Al final aprobé y aquella pequeña experiencia con el medio empezó y finalizó allí. Será el respeto, pero el año pasado tuve entre mis manos un folleto de un curso de teatro que me tiró para atrás al ser anual. Este año cuando abran las matrículas en septiembre sí me gustaría hacer algo para pasar un buen rato, pero no sé si tendré valor para tirarme a la piscina en esa materia.

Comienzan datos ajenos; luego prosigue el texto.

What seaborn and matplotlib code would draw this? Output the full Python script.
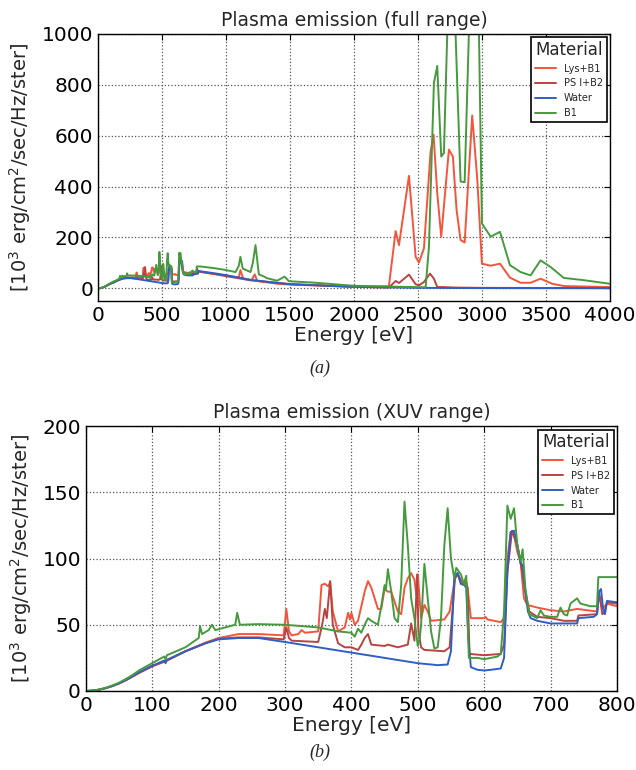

Mi gusto por el cine y la lectura sí que se tradujo más en agarrar algún bolígrafo y en escribir por afición historias teniendo en cuenta las limitaciones o las posibilidades de mejora que uno puede tener. Ha habido muchas cosas, hechos, lugares, personas y personajes que me han hecho escribir en al menos una ocasión entre ellas Fermín y Raúl, que al fin y al cabo fue el que lo interpretó. Pero para despedirme os dejo un fragmento que le dediqué a la guindalera tras mi primera visita, ese maravilloso efecto colateral de el internado y Raúl desde el punto de vista hipotético de muchos años después.
“Y súbitamente llegué a aquella calle y enseguida la asocié con aquella vez. Yo que siempre había sido de pasiones por recopilar cosas como he explicado antes, también lo era de que me diese fuerte por ello y luego olvidarlo rápidamente. Todo era muy diferente, había gente por todos lados no como aquel día y aquella casa vieja había desaparecido. Allí seguía aquella puerta abierta, en cuyo interior lo había pasado tan bien. No sé por qué quise pasar de largo y ni siquiera quise entrar como si aquel pasillo del interior me hubiese ofendido. Pero debí dudar un instante.”
La casa de momento todavía sigue allí. Y espero que el teatro lo esté mucho. Nunca he tenido tantas dudas a la hora de entrar en él para bien, pero sorprendentemente como en este párrafo volví, dos veces, una ocho meses después y otra el pasado enero. Lo de seguir la trayectoria de Raúl por aquí como podéis comprobar aún no se me ha pasado.